Fede sincera, speranza viva, carità operosa

Papa Francesco suggerisce nel messaggio degli atteggiamenti che permettono di incarnare nella vita queste tre caratteristiche. Indica la Quaresima come tempo per rinnovare questi doni che poi si trasformano in atteggiamenti esistenziali, in vita concreta quotidiana.

Le fede che diventa «accogliere e vivere la verità manifestatasi in Cristo». La verità che è contenuta nella Parola di Dio che ci raggiunge nella Chiesa. Fede che è in questo tempo, un «ricevere Dio nella nostra vita e consentirgli di prendere dimora presso di noi. Il digiuno diventa così spazio liberato da ciò che ingombra la nostra vita».

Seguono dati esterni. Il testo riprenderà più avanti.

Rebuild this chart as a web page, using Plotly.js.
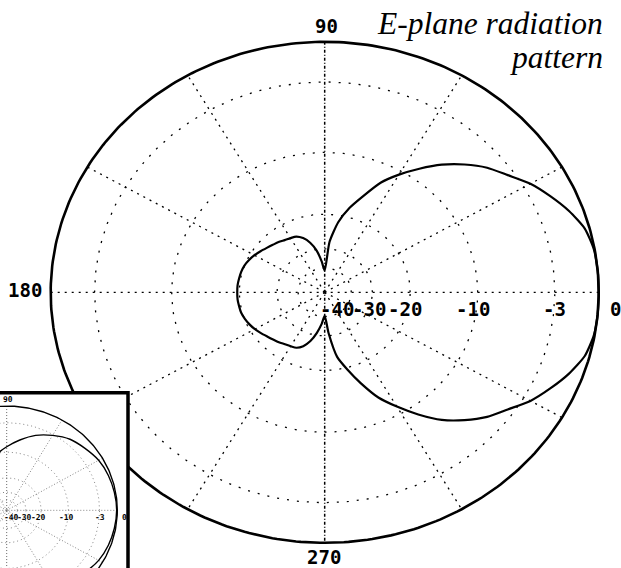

«La speranza come acqua viva che ci consente di continuare il nostro cammino». Speranza che è accogliere il perdono. Un perdono che poi viene donato anche gli altri, con parole che consolano, invece di umiliare. Speranza che si alimenta nell’incontro e nel tempo della preghiera.

«La carità, vissuta sulle orme di Cristo, nella attenzione e nella compassione verso ciascuno, è la più alta espressione della nostra fede e della nostra speranza». Una carità che si concretizza in gesti che si irradiano nella realtà esistenziale. Atteggiamenti di dono che illuminano il vissuto del cristiano nei confronti di chi è nella sofferenza, nel bisogno, nella solitudine.

Meta rituale, la Veglia pasquale

La meta rituale indicata dal Papa è quella della notte di Pasqua, nella Veglia Pasquale, nella quale, dice ai cristiani, «rinnoveremo le promesse del nostro Battesimo, per rinascere uomini e donne nuovi, grazie all’opera dello Spirito Santo». Mentre scorrono i giorni della Quaresima, cammino da percorrere, ai cristiani viene indicata chiaramente la meta. L’augurio per tutti coloro che intraprendono il cammino è di arrivare alla meta, per sentire il valore esistenziale della Pasqua del Signore Gesù. Dono di salvezza per tutta l’umanità e in particolare chi ha incontrato Cristo e ha deciso di seguirlo come senso pieno della sua esistenza.